**DATASET SECTION**
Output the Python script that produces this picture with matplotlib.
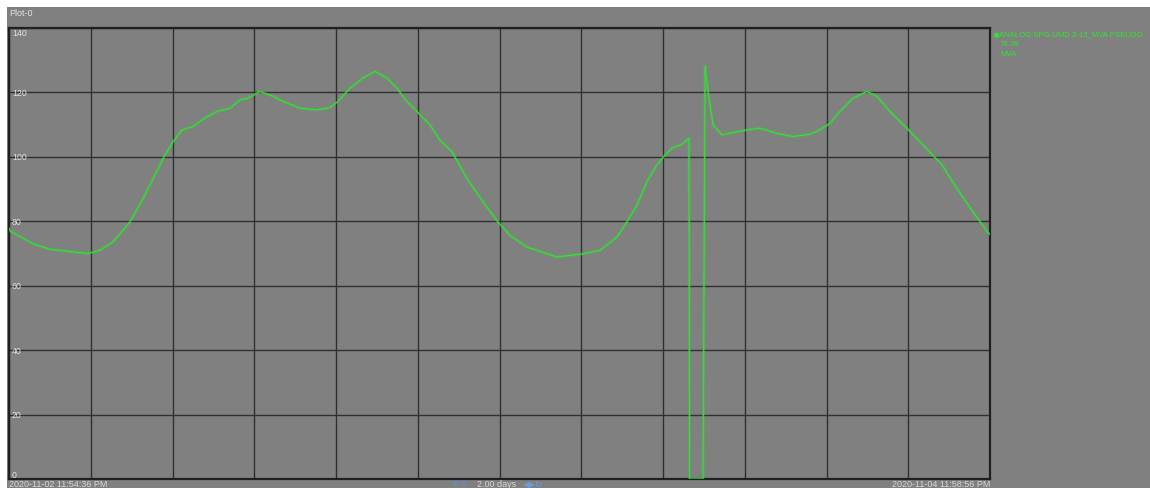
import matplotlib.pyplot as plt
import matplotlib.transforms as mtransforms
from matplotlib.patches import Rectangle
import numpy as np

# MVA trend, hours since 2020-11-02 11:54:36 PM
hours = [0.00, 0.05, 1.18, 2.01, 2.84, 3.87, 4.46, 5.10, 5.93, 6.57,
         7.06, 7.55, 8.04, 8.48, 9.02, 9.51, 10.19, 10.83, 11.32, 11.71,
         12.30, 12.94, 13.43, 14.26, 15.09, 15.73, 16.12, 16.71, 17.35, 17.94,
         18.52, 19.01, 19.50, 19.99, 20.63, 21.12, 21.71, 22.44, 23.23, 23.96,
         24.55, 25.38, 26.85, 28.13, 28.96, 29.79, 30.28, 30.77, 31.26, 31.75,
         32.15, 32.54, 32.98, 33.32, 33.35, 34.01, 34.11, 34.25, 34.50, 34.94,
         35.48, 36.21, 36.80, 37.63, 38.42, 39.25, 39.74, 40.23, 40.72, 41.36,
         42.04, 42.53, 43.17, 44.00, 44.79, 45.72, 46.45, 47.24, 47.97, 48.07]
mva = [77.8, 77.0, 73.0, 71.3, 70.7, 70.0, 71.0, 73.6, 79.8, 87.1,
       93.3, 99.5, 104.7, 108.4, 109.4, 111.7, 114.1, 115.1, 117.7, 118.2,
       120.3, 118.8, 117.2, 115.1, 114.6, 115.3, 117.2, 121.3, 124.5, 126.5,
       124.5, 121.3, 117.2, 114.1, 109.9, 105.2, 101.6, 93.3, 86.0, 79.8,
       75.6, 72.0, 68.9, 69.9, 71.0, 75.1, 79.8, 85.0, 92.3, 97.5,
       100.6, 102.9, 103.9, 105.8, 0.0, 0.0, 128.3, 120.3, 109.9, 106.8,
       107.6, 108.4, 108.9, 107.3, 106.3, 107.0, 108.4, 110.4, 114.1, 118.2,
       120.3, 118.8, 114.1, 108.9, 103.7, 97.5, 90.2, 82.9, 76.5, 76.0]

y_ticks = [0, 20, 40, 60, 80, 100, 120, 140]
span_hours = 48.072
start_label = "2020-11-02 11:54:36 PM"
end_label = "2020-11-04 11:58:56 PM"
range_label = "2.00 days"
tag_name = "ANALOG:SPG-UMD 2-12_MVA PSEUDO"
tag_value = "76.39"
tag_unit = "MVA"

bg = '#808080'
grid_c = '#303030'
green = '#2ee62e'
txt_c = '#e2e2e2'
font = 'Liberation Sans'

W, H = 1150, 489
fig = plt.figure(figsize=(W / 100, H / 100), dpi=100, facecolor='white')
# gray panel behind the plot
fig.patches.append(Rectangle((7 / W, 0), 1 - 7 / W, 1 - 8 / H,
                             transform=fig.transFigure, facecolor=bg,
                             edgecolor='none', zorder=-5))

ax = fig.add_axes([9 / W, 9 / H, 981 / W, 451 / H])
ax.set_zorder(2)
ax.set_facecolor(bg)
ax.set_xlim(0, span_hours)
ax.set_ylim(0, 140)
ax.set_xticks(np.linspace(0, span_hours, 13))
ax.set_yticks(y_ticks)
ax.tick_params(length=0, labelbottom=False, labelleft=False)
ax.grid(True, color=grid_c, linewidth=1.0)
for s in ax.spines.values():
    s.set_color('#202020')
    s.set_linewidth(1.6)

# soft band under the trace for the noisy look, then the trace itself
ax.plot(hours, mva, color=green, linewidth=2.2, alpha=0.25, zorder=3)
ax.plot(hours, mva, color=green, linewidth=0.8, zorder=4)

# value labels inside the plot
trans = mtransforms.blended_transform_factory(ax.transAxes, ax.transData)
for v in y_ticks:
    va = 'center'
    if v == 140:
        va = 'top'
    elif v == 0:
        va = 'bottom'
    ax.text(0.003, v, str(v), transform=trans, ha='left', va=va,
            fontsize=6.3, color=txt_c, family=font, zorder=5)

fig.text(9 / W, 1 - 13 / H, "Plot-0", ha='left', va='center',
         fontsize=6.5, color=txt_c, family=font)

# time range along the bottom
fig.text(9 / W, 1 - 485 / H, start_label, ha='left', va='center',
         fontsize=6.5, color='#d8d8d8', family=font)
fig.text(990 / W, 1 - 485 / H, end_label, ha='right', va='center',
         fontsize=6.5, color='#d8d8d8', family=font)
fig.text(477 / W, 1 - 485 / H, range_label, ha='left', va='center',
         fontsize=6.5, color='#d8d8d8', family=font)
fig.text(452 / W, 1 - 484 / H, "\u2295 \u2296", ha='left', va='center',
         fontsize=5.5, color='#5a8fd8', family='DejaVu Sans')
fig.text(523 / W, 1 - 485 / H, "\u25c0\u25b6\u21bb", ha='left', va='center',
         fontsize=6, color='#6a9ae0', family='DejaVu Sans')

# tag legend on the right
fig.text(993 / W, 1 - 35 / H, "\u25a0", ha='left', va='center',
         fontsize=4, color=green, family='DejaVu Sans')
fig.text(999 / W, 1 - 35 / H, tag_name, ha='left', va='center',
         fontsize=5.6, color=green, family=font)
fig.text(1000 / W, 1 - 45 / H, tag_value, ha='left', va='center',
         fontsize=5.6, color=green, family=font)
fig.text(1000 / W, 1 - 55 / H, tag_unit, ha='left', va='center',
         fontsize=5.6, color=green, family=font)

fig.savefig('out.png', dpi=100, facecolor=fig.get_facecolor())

**GIVEN EXERCISE**
Could the lines from the top of the material through the line with "import numpy as np" be repeated exactly, pictures left out?

**COMPLETED EXERCISE**
Output the Python script that produces this picture with matplotlib.
import matplotlib.pyplot as plt
import matplotlib.transforms as mtransforms
from matplotlib.patches import Rectangle
import numpy as np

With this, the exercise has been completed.